◆ TO BE DONE ◆
No pictures go into the copy. Write out exactly the lines below from the one containing "What Plotly.js code" through the one containing "const SERIF = 'DejaVu Serif, serif';".

◆ LISTING ◆
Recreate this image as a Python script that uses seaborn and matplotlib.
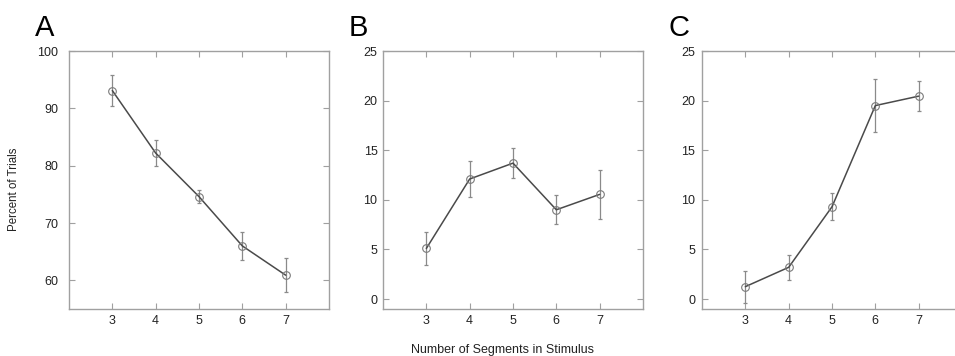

--

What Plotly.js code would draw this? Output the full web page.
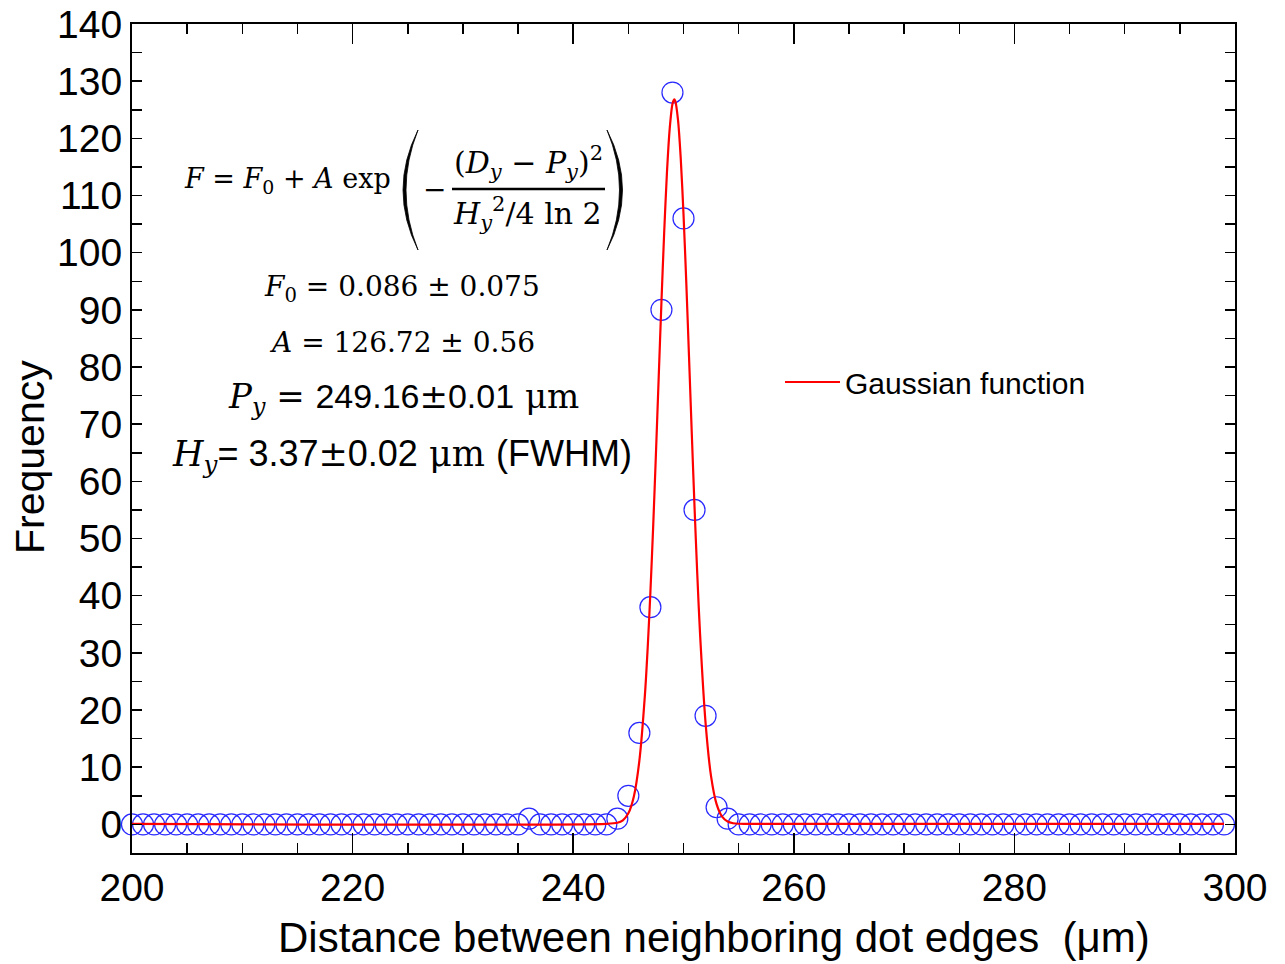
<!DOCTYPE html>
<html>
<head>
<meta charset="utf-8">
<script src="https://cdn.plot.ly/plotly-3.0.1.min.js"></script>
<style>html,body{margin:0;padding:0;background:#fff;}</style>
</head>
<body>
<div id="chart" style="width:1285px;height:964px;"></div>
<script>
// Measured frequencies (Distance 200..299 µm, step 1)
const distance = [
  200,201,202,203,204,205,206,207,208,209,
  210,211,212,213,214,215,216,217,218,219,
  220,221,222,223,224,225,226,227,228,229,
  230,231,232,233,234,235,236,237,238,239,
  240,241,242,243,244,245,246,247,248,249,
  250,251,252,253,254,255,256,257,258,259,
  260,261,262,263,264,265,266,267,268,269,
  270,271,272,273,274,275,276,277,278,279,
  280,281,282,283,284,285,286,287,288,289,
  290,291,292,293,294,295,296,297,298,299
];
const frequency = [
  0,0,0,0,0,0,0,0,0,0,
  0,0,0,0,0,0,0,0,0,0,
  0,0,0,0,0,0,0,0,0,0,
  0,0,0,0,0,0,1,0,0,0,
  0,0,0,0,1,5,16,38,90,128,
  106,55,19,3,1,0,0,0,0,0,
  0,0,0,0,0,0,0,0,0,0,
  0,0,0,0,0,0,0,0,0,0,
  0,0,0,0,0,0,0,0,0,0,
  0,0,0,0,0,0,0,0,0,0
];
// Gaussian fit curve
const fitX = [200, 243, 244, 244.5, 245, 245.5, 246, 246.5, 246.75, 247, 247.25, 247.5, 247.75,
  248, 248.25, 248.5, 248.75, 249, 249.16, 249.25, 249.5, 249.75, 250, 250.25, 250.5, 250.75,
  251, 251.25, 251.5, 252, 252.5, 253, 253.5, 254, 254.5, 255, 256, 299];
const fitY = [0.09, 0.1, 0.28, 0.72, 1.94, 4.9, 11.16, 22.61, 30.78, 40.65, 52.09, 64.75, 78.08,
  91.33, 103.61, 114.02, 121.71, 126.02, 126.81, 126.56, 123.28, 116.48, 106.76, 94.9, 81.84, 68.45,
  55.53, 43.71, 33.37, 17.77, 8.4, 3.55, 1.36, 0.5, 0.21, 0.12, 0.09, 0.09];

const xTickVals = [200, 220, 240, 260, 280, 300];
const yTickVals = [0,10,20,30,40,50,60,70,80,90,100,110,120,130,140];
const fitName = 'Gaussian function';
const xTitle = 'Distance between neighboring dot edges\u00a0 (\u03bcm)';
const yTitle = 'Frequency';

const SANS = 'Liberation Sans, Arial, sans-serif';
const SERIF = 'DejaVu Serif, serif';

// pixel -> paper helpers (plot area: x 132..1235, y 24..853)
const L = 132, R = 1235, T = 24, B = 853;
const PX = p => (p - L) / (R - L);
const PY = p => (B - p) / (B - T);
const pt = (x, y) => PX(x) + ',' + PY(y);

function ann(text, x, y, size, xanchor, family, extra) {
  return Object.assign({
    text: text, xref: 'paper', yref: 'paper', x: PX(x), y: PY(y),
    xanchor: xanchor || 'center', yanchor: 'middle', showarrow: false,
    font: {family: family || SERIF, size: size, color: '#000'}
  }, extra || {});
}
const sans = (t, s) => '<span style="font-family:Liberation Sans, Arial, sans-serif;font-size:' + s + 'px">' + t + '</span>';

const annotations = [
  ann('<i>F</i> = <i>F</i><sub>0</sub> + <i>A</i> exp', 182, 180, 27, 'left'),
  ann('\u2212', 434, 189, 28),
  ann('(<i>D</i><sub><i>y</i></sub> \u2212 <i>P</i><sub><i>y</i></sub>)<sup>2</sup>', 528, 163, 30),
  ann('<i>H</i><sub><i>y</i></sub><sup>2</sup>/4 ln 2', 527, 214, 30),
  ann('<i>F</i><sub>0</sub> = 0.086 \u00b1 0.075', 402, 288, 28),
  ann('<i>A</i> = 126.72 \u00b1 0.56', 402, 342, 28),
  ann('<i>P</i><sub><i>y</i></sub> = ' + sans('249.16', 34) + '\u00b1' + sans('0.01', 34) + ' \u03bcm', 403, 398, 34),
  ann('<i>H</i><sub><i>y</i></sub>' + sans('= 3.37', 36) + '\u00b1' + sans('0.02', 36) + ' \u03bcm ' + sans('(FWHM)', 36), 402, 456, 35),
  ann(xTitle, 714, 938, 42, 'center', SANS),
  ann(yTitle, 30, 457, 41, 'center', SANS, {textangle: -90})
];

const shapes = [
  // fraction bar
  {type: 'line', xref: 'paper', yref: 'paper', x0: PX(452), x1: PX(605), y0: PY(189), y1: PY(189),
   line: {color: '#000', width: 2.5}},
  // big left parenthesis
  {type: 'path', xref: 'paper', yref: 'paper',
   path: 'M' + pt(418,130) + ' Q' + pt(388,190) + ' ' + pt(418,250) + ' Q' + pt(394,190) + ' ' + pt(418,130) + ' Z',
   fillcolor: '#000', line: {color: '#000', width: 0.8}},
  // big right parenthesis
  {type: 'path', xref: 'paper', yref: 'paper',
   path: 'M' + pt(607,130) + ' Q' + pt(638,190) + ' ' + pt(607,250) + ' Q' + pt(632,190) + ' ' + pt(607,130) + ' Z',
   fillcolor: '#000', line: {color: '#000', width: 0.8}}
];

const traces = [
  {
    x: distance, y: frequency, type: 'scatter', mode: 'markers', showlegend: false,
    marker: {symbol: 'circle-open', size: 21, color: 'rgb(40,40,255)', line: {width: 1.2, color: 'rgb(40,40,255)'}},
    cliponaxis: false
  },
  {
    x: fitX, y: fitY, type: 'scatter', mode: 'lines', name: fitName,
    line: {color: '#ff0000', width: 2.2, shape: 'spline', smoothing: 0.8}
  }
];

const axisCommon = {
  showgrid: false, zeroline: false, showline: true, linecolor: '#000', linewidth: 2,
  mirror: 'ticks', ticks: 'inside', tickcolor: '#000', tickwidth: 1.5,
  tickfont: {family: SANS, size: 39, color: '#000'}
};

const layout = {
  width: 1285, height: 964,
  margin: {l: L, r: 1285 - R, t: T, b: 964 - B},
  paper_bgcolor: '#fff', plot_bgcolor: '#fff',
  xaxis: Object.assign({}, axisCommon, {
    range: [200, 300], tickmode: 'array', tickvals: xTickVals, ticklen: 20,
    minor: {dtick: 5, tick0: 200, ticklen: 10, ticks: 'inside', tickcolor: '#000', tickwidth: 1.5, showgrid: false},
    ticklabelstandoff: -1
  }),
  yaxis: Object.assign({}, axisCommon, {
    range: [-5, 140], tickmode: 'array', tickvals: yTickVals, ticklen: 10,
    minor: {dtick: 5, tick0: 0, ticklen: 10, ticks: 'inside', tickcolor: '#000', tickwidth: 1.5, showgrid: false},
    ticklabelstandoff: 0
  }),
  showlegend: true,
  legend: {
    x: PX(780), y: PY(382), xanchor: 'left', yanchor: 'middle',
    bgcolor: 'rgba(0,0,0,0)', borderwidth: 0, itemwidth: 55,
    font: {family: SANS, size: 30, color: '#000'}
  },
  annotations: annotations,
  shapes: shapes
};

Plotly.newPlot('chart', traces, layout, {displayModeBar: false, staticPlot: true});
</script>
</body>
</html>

◆ RESULT OF THE TASK ◆
What Plotly.js code would draw this? Output the full web page.
<!DOCTYPE html>
<html>
<head>
<meta charset="utf-8">
<script src="https://cdn.plot.ly/plotly-3.0.1.min.js"></script>
<style>html,body{margin:0;padding:0;background:#fff;}</style>
</head>
<body>
<div id="chart" style="width:1285px;height:964px;"></div>
<script>
// Measured frequencies (Distance 200..299 µm, step 1)
const distance = [
  200,201,202,203,204,205,206,207,208,209,
  210,211,212,213,214,215,216,217,218,219,
  220,221,222,223,224,225,226,227,228,229,
  230,231,232,233,234,235,236,237,238,239,
  240,241,242,243,244,245,246,247,248,249,
  250,251,252,253,254,255,256,257,258,259,
  260,261,262,263,264,265,266,267,268,269,
  270,271,272,273,274,275,276,277,278,279,
  280,281,282,283,284,285,286,287,288,289,
  290,291,292,293,294,295,296,297,298,299
];
const frequency = [
  0,0,0,0,0,0,0,0,0,0,
  0,0,0,0,0,0,0,0,0,0,
  0,0,0,0,0,0,0,0,0,0,
  0,0,0,0,0,0,1,0,0,0,
  0,0,0,0,1,5,16,38,90,128,
  106,55,19,3,1,0,0,0,0,0,
  0,0,0,0,0,0,0,0,0,0,
  0,0,0,0,0,0,0,0,0,0,
  0,0,0,0,0,0,0,0,0,0,
  0,0,0,0,0,0,0,0,0,0
];
// Gaussian fit curve
const fitX = [200, 243, 244, 244.5, 245, 245.5, 246, 246.5, 246.75, 247, 247.25, 247.5, 247.75,
  248, 248.25, 248.5, 248.75, 249, 249.16, 249.25, 249.5, 249.75, 250, 250.25, 250.5, 250.75,
  251, 251.25, 251.5, 252, 252.5, 253, 253.5, 254, 254.5, 255, 256, 299];
const fitY = [0.09, 0.1, 0.28, 0.72, 1.94, 4.9, 11.16, 22.61, 30.78, 40.65, 52.09, 64.75, 78.08,
  91.33, 103.61, 114.02, 121.71, 126.02, 126.81, 126.56, 123.28, 116.48, 106.76, 94.9, 81.84, 68.45,
  55.53, 43.71, 33.37, 17.77, 8.4, 3.55, 1.36, 0.5, 0.21, 0.12, 0.09, 0.09];

const xTickVals = [200, 220, 240, 260, 280, 300];
const yTickVals = [0,10,20,30,40,50,60,70,80,90,100,110,120,130,140];
const fitName = 'Gaussian function';
const xTitle = 'Distance between neighboring dot edges\u00a0 (\u03bcm)';
const yTitle = 'Frequency';

const SANS = 'Liberation Sans, Arial, sans-serif';
const SERIF = 'DejaVu Serif, serif';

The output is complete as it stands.